Less than two days after using munitions of Deir al-Assafeer, a city in northern Syria, compelling evidence has emerged of yet another deadly cluster bomb attack by the Syrian armed forces.
On the morning of November 27, 2012, airstrikes at Abo Hilal, 1.2 miles west of the northern city of Idlib, killed at least 12 civilians and wounded at least 10 more, according to statements provided to Human Rights Watch.
Handicap International already denounced this week the use of cluster munitions in Syria, weapons banned under the Oslo Treaty, which has been signed by 111 States around the world.
“It confirms that cluster munitions are used repeatedly and on a massive scale over the course of several months,” says Marion Libertucci, Handicap International's Weapons Advocacy Manager. “Governments urgently need to put pressure on Syria to stop using these weapons.”
According to Handicap International, 94% of recorded victims of cluster munitions are civilians.

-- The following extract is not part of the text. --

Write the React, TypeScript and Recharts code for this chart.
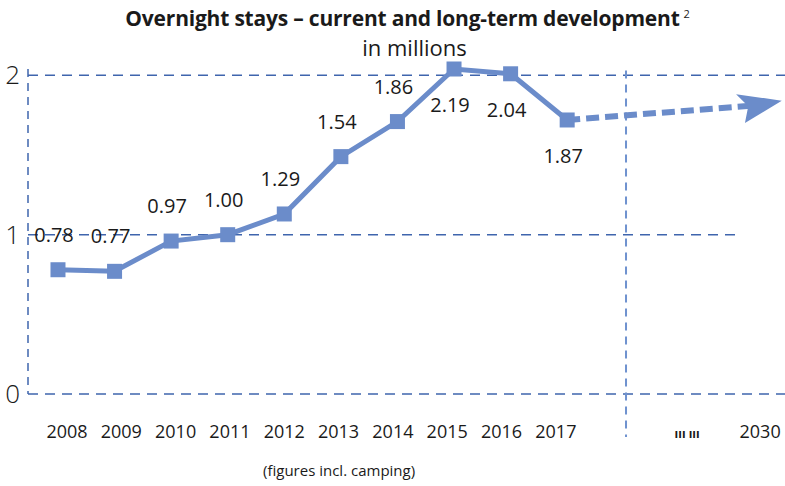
import React from 'react';
import { LineChart, Line, XAxis, YAxis, ReferenceLine, LabelList } from 'recharts';

const years = ['2008', '2009', '2010', '2011', '2012', '2013', '2014', '2015', '2016', '2017'];
const overnightStays = [0.78, 0.77, 0.96, 1.0, 1.13, 1.49, 1.71, 2.04, 2.01, 1.72];
const valueLabels = ['0.78', '0.77', '0.97', '1.00', '1.29', '1.54', '1.86', '2.19', '2.04', '1.87'];
const forecastPositions = [9, 12.27];
const forecastValues = [1.72, 1.81];
const extraTickPositions = [11.12, 12.41];
const extraTickLabels = ['ııı ııı', '2030'];
const yTicks = [0, 1, 2];

const LINE = '#6b8cca';
const GRID = '#3f65ad';
const VGRID = '#6f92cf';
const TEXT = '#1a1a1a';
const FONT = '"Open Sans", "Noto Sans", sans-serif';

const actualData = overnightStays.map((v, i) => ({ x: i, stays: v }));
const forecastData = forecastPositions.map((x, i) => ({ x, forecast: forecastValues[i] }));
const xTicks = [...years.map((_, i) => i), ...extraTickPositions];
const xTickLabel = (v: number) => {
  const yi = years.findIndex((_, i) => i === v);
  if (yi >= 0) return years[yi];
  const ei = extraTickPositions.indexOf(v);
  return ei >= 0 ? extraTickLabels[ei] : '';
};

const SquareDot = (props: any) => {
  const { cx, cy, index } = props;
  if (cx == null || cy == null) return <g key={index} />;
  return <rect key={index} x={cx - 7.5} y={cy - 7.5} width={15} height={15} fill={LINE} />;
};

let arrowStart: { cx: number; cy: number } | null = null;
const ArrowDot = (props: any) => {
  const { cx, cy, index } = props;
  if (index === 0) {
    arrowStart = { cx, cy };
    return <g key={index} />;
  }
  const s = arrowStart || { cx: cx - 100, cy };
  const ang = (Math.atan2(cy - s.cy, cx - s.cx) * 180) / Math.PI - 5;
  return (
    <g key={index} transform={`translate(${cx},${cy}) rotate(${ang})`}>
      <path d="M -4 0 L -14 -14 L 30 0 L -10 16 Z" fill={LINE} />
    </g>
  );
};

const ValueLabel = (props: any) => {
  const { x, y, index } = props;
  const above = index < 7;
  return (
    <text
      x={x - 4}
      y={above ? y - 28 : y + 43}
      textAnchor="middle"
      fontSize={20}
      fontFamily={FONT}
      fill={TEXT}
    >
      {valueLabels[index]}
    </text>
  );
};

const XTick = (props: any) => {
  const { x, y, payload } = props;
  const v = payload.value as number;
  const isYear = v <= 9 && Number.isInteger(v);
  const dx = isYear ? 9 - 2.26 * v : 0;
  const label = xTickLabel(v);
  const small = label === extraTickLabels[0];
  return (
    <text
      x={x + dx}
      y={y + 36}
      textAnchor="middle"
      fontSize={small ? 12 : 18}
      fontWeight={small ? 700 : 400}
      fontFamily={FONT}
      fill={TEXT}
    >
      {label}
    </text>
  );
};

const YTick = (props: any) => {
  const { x, y, payload } = props;
  return (
    <text x={x - 1} y={y + 9} textAnchor="end" fontSize={26} fontFamily={FONT} fontWeight={300} fill={TEXT}>
      {payload.value}
    </text>
  );
};

export default function App() {
  return (
    <div style={{ position: 'absolute', left: 0, top: 0, width: 785, height: 486, background: '#fff', fontFamily: FONT }}>
      <div
        style={{
          position: 'absolute',
          left: 0,
          width: 785,
          top: 4,
          textAlign: 'center',
          fontSize: 21,
          fontWeight: 700,
          color: TEXT,
          paddingLeft: 30,
          boxSizing: 'border-box',
          whiteSpace: 'nowrap',
          letterSpacing: -0.2,
        }}
      >
        Overnight stays – current and long-term development
        <sup style={{ fontSize: 11, fontWeight: 400, marginLeft: 4 }}>2</sup>
      </div>
      <div
        style={{
          position: 'absolute',
          left: 0,
          width: 785,
          top: 32,
          textAlign: 'center',
          fontSize: 22,
          fontWeight: 400,
          color: TEXT,
          paddingLeft: 44,
          boxSizing: 'border-box',
        }}
      >
        in millions
      </div>
      <LineChart width={785} height={486} margin={{ top: 69, right: 0, bottom: 52, left: 0 }}>
        <XAxis
          type="number"
          dataKey="x"
          domain={[-0.53, 12.85]}
          allowDataOverflow
          ticks={xTicks}
          interval={0}
          tick={<XTick />}
          axisLine={false}
          tickLine={false}
          height={40}
        />
        <YAxis
          type="number"
          domain={[0, 2]}
          ticks={yTicks}
          width={28}
          tickLine={false}
          tickSize={0}
          tickMargin={7}
          axisLine={{ stroke: GRID, strokeWidth: 1.5, strokeDasharray: '8 6' }}
          tick={<YTick />}
        />
        <ReferenceLine y={2} stroke={GRID} strokeWidth={1.5} strokeDasharray="10 7" />
        <ReferenceLine
          segment={[{ x: -0.53, y: 1 }, { x: 11.97, y: 1 }]}
          stroke={GRID}
          strokeWidth={1.5}
          strokeDasharray="10 7"
        />
        <ReferenceLine y={0} stroke={GRID} strokeWidth={1.5} strokeDasharray="10 7" />
        <ReferenceLine
          segment={[{ x: 10.04, y: 2.03 }, { x: 10.04, y: -0.27 }]}
          ifOverflow="visible"
          stroke={VGRID}
          strokeWidth={2}
          strokeDasharray="8 6"
        />
        <Line
          data={forecastData}
          dataKey="forecast"
          stroke={LINE}
          strokeWidth={6}
          strokeDasharray="13 6"
          dot={(p: any) => <ArrowDot {...p} />}
          activeDot={false}
          isAnimationActive={false}
          type="linear"
        />
        <Line
          data={actualData}
          dataKey="stays"
          stroke={LINE}
          strokeWidth={5}
          dot={(p: any) => <SquareDot {...p} />}
          activeDot={false}
          isAnimationActive={false}
          type="linear"
        >
          <LabelList dataKey="stays" content={<ValueLabel />} />
        </Line>
      </LineChart>
      <div
        style={{
          position: 'absolute',
          left: 263,
          top: 460,
          fontSize: 15,
          color: TEXT,
          whiteSpace: 'nowrap',
        }}
      >
        (figures incl. camping)
      </div>
    </div>
  );
}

The use of cluster munitions in densely populated areas therefore poses an unacceptable threat to the civilian population.
Handicap International is a daily witness to the impact of the conflict in Syria. The organization's teams, which are based close to the Syrian border in Lebanon and Jordan, are currently reporting the daily arrival of injured people from Syria. Handicap International also runs risk education activities on mines and explosive remnants of war in Jordan and is looking into the possibility of intervening in affected areas of Syria.